1921年夏。東京留学生たちの劇芸術協会による朝鮮での演劇巡演に参加した。趙明煕作・金祐鎮演出の「金英一の死」などと音楽、講演の組み合わせで朝鮮の25都市を回った。
観客の熱狂ぶりを「東亜日報」も報じている。しかし、劇中セリフの「10年前には自由があったが、今はない」が臨席警官の摘発となり、公演中止となってしまった。
 1926年尹心悳は「死の賛美」という歌をレコードに吹き込み、これが爆発的にヒットする。
ところが同年、あたかも「死の賛美」を実演するかのように、関釜連絡船の徳寿丸から玄界灘に投身、金裕鎮(劇作家で、妻帯者)とともに心中を遂げた。相手の金裕鎮は木浦の資産家の息子で、築地小劇場の運動に影響を受け、劇団を組織して朝鮮各地を巡演していた。


 この心中事件には、「松井須磨子が師の島村抱月の後を追って自殺したこと(1919)と、有島武郎の軽井沢での情死事件(1923)の影響が多分にあったようである」と崔碩義さんは記しています。
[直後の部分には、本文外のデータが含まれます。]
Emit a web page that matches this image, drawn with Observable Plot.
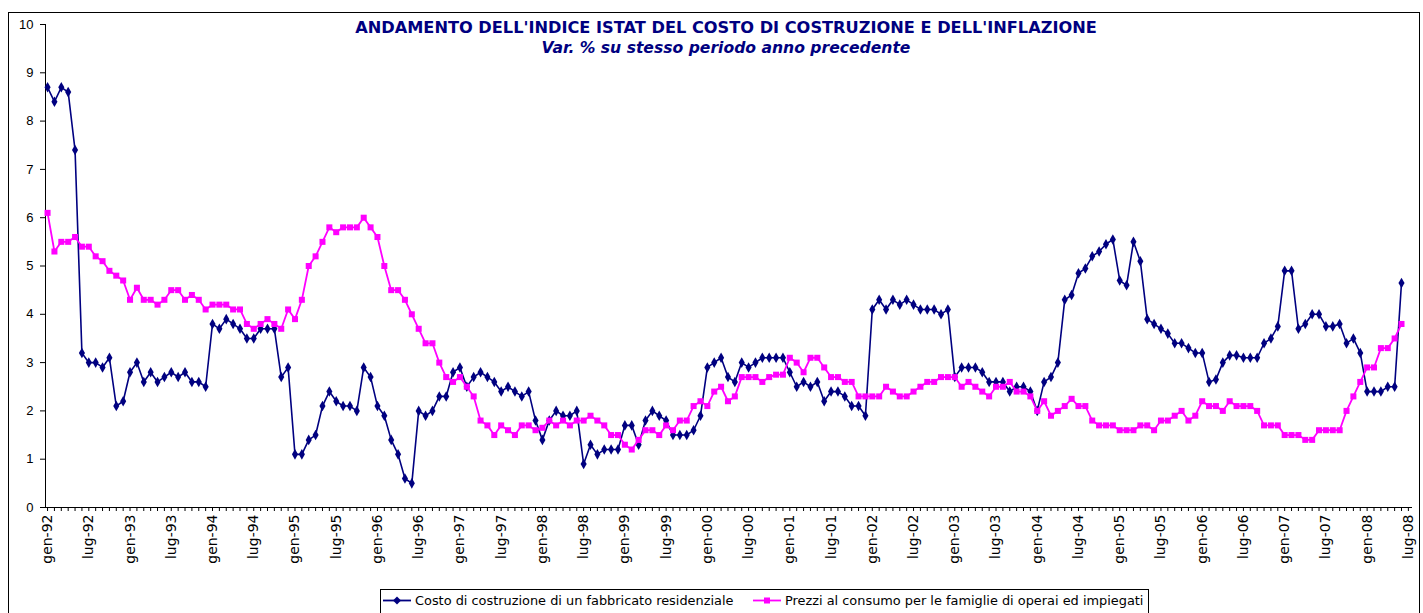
<!DOCTYPE html>
<html><head><meta charset="utf-8">
<script src="https://cdn.jsdelivr.net/npm/d3@7"></script>
<script src="https://cdn.jsdelivr.net/npm/@observablehq/plot@0.6"></script>
<style>
body{margin:0;background:#fff;}
#wrap{position:relative;width:1423px;height:613px;overflow:hidden;background:#fff;}
#frame{position:absolute;left:8px;top:12px;width:1412px;height:640px;border:1px solid #000;box-sizing:border-box;}
#chart{position:absolute;left:0;top:0;}
#title{position:absolute;top:18px;left:0;width:1452px;text-align:center;color:#000080;font:bold 16.2px "DejaVu Sans",sans-serif;}
#subtitle{position:absolute;top:39px;left:0;width:1452px;text-align:center;color:#000080;font:italic bold 15.6px "DejaVu Sans",sans-serif;}
#legend{position:absolute;left:380px;top:589px;width:769px;height:40px;border:1px solid #000;box-sizing:border-box;font:12.9px "DejaVu Sans",sans-serif;color:#000;white-space:nowrap;}
#legend .item{position:absolute;top:3px;display:flex;align-items:center;}
#legend svg{margin-right:4px;}
</style></head>
<body>
<div id="wrap">
  <div id="frame"></div>
  <div id="chart"></div>
  <div id="title">ANDAMENTO DELL'INDICE ISTAT DEL COSTO DI COSTRUZIONE E DELL'INFLAZIONE</div>
  <div id="subtitle">Var. % su stesso periodo anno precedente</div>
  <div id="legend"></div>
</div>
<script>
// Monthly values, gen-92 ... giu-08
const costo = [
  8.7, 8.4, 8.7, 8.6, 7.4, 3.2, 3.0, 3.0, 2.9, 3.1, 2.1, 2.2,
  2.8, 3.0, 2.6, 2.8, 2.6, 2.7, 2.8, 2.7, 2.8, 2.6, 2.6, 2.5,
  3.8, 3.7, 3.9, 3.8, 3.7, 3.5, 3.5, 3.7, 3.7, 3.7, 2.7, 2.9,
  1.1, 1.1, 1.4, 1.5, 2.1, 2.4, 2.2, 2.1, 2.1, 2.0, 2.9, 2.7,
  2.1, 1.9, 1.4, 1.1, 0.6, 0.5, 2.0, 1.9, 2.0, 2.3, 2.3, 2.8,
  2.9, 2.5, 2.7, 2.8, 2.7, 2.6, 2.4, 2.5, 2.4, 2.3, 2.4, 1.8,
  1.4, 1.8, 2.0, 1.9, 1.9, 2.0, 0.9, 1.3, 1.1, 1.2, 1.2, 1.2,
  1.7, 1.7, 1.3, 1.8, 2.0, 1.9, 1.8, 1.5, 1.5, 1.5, 1.6, 1.9,
  2.9, 3.0, 3.1, 2.7, 2.6, 3.0, 2.9, 3.0, 3.1, 3.1, 3.1, 3.1,
  2.8, 2.5, 2.6, 2.5, 2.6, 2.2, 2.4, 2.4, 2.3, 2.1, 2.1, 1.9,
  4.1, 4.3, 4.1, 4.3, 4.2, 4.3, 4.2, 4.1, 4.1, 4.1, 4.0, 4.1,
  2.7, 2.9, 2.9, 2.9, 2.8, 2.6, 2.6, 2.6, 2.4, 2.5, 2.5, 2.4,
  2.0, 2.6, 2.7, 3.0, 4.3, 4.4, 4.85, 4.95, 5.2, 5.3, 5.45, 5.55,
  4.7, 4.6, 5.5, 5.1, 3.9, 3.8, 3.7, 3.6, 3.4, 3.4, 3.3, 3.2,
  3.2, 2.6, 2.65, 3.0, 3.15, 3.15, 3.1, 3.1, 3.1, 3.4, 3.5, 3.75,
  4.9, 4.9, 3.7, 3.8, 4.0, 4.0, 3.75, 3.75, 3.8, 3.4, 3.5, 3.2,
  2.4, 2.4, 2.4, 2.5, 2.5, 4.65
];
const prezzi = [
  6.1, 5.3, 5.5, 5.5, 5.6, 5.4, 5.4, 5.2, 5.1, 4.9, 4.8, 4.7,
  4.3, 4.55, 4.3, 4.3, 4.2, 4.3, 4.5, 4.5, 4.3, 4.4, 4.3, 4.1,
  4.2, 4.2, 4.2, 4.1, 4.1, 3.8, 3.7, 3.8, 3.9, 3.8, 3.7, 4.1,
  3.9, 4.3, 5.0, 5.2, 5.5, 5.8, 5.7, 5.8, 5.8, 5.8, 6.0, 5.8,
  5.6, 5.0, 4.5, 4.5, 4.3, 4.0, 3.7, 3.4, 3.4, 3.0, 2.7, 2.6,
  2.7, 2.5, 2.3, 1.8, 1.7, 1.5, 1.7, 1.6, 1.5, 1.7, 1.7, 1.6,
  1.65, 1.8, 1.7, 1.8, 1.7, 1.8, 1.8, 1.9, 1.8, 1.7, 1.5, 1.5,
  1.3, 1.2, 1.4, 1.6, 1.6, 1.5, 1.7, 1.6, 1.8, 1.8, 2.1, 2.2,
  2.1, 2.4, 2.5, 2.2, 2.3, 2.7, 2.7, 2.7, 2.6, 2.7, 2.75, 2.75,
  3.1, 3.0, 2.8, 3.1, 3.1, 2.9, 2.7, 2.7, 2.6, 2.6, 2.3, 2.3,
  2.3, 2.3, 2.5, 2.4, 2.3, 2.3, 2.4, 2.5, 2.6, 2.6, 2.7, 2.7,
  2.7, 2.5, 2.6, 2.5, 2.4, 2.3, 2.5, 2.5, 2.6, 2.4, 2.4, 2.3,
  2.0, 2.2, 1.9, 2.0, 2.1, 2.25, 2.1, 2.1, 1.8, 1.7, 1.7, 1.7,
  1.6, 1.6, 1.6, 1.7, 1.7, 1.6, 1.8, 1.8, 1.9, 2.0, 1.8, 1.9,
  2.2, 2.1, 2.1, 2.0, 2.2, 2.1, 2.1, 2.1, 2.0, 1.7, 1.7, 1.7,
  1.5, 1.5, 1.5, 1.4, 1.4, 1.6, 1.6, 1.6, 1.6, 2.0, 2.3, 2.6,
  2.9, 2.9, 3.3, 3.3, 3.5, 3.8
];
const tickLabels = [
  "gen-92","lug-92","gen-93","lug-93","gen-94","lug-94","gen-95","lug-95",
  "gen-96","lug-96","gen-97","lug-97","gen-98","lug-98","gen-99","lug-99",
  "gen-00","lug-00","gen-01","lug-01","gen-02","lug-02","gen-03","lug-03",
  "gen-04","lug-04","gen-05","lug-05","gen-06","lug-06","gen-07","lug-07",
  "gen-08","lug-08"
];
const yTicks = [0,1,2,3,4,5,6,7,8,9,10];
const seriesNames = ["Costo di costruzione di un fabbricato residenziale",
                     "Prezzi al consumo per le famiglie di operai ed impiegati"];
const colors = ["#000080", "#FF00FF"];

const nCats = (tickLabels.length - 1) * 6 + 1; // categories gen-92 .. lug-08
const dataC = costo.map((v, i) => ({i, v}));
const dataP = prezzi.map((v, i) => ({i, v}));
const xMin = -0.3, xMax = nCats - 1 + 0.6;

const chart = Plot.plot({
  width: 1423, height: 590,
  marginLeft: 45, marginRight: 11, marginTop: 24, marginBottom: 83,
  style: {fontFamily: "Liberation Sans, Arial, sans-serif", fontSize: "13px", color: "#000", background: "transparent", overflow: "visible"},
  x: {type: "linear", domain: [xMin, xMax]},
  y: {domain: [0, 10]},
  marks: [
    Plot.axisY({ticks: yTicks, tickSize: 5, tickPadding: 7, label: null, fontSize: 13}),
    Plot.axisX({ticks: d3.range(nCats), tickSize: 4, tickFormat: () => "", label: null}),
    Plot.axisX({ticks: tickLabels.map((d, k) => k * 6), tickSize: 0, tickPadding: 7, tickRotate: -90,
                tickFormat: d => tickLabels[Math.round(d / 6)], label: null,
                fontSize: 14, fontFamily: "DejaVu Sans, sans-serif"}),
    Plot.ruleX([xMin], {y1: 0, y2: 10, stroke: "#000"}),
    Plot.ruleY([0], {stroke: "#000"}),
    Plot.line(dataC, {x: "i", y: "v", stroke: colors[0], strokeWidth: 1.6}),
    Plot.dot(dataC, {x: "i", y: "v", symbol: "diamond", r: 3.2, fill: colors[0], stroke: "none"}),
    Plot.line(dataP, {x: "i", y: "v", stroke: colors[1], strokeWidth: 1.8}),
    Plot.dot(dataP, {x: "i", y: "v", symbol: "square", r: 3.4, fill: colors[1], stroke: "none"})
  ]
});
document.getElementById("chart").appendChild(chart);

// Legend
const legend = document.getElementById("legend");
const lx = [2, 372];
seriesNames.forEach((name, k) => {
  const item = document.createElement("div");
  item.className = "item";
  item.style.left = lx[k] + "px";
  const sym = k === 0
    ? `<path d="M14,3.5 L18,7.5 L14,11.5 L10,7.5 Z" fill="${colors[0]}"/>`
    : `<rect x="11" y="4.5" width="6" height="6" fill="${colors[1]}"/>`;
  item.innerHTML = `<svg width="28" height="15"><line x1="0" y1="7.5" x2="28" y2="7.5" stroke="${colors[k]}" stroke-width="1.8"/>${sym}</svg><span>${name}</span>`;
  legend.appendChild(item);
});
</script>
</body></html>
 上記「朝鮮新報」の記事はかなり詳しく書かれていますが、筆者の金学烈さんは7月12日の記事に記したように金素月の詩「山つつじ」も「痛恨の亡国の情と独立への願望のうた」と考える人なので、尹心悳の祖国愛・民族愛の強さについての記述も相当部分ご自身の願望が込められているのではと思ってしまいます。
   
   
            【尹心悳

 ドラマの時代は心中事件から19年も経った1945年。それでも人々の記憶に残るほどの印象的な事件だったということでしょうか。
 1991年には韓国でこの心中事件を描いた「死の賛美(사의 찬미)」という映画も作られています。

 ※<京城蒼月倶楽部>というサイトにもかなり詳しくこの歌について、歌詞とその翻訳つきで記されています。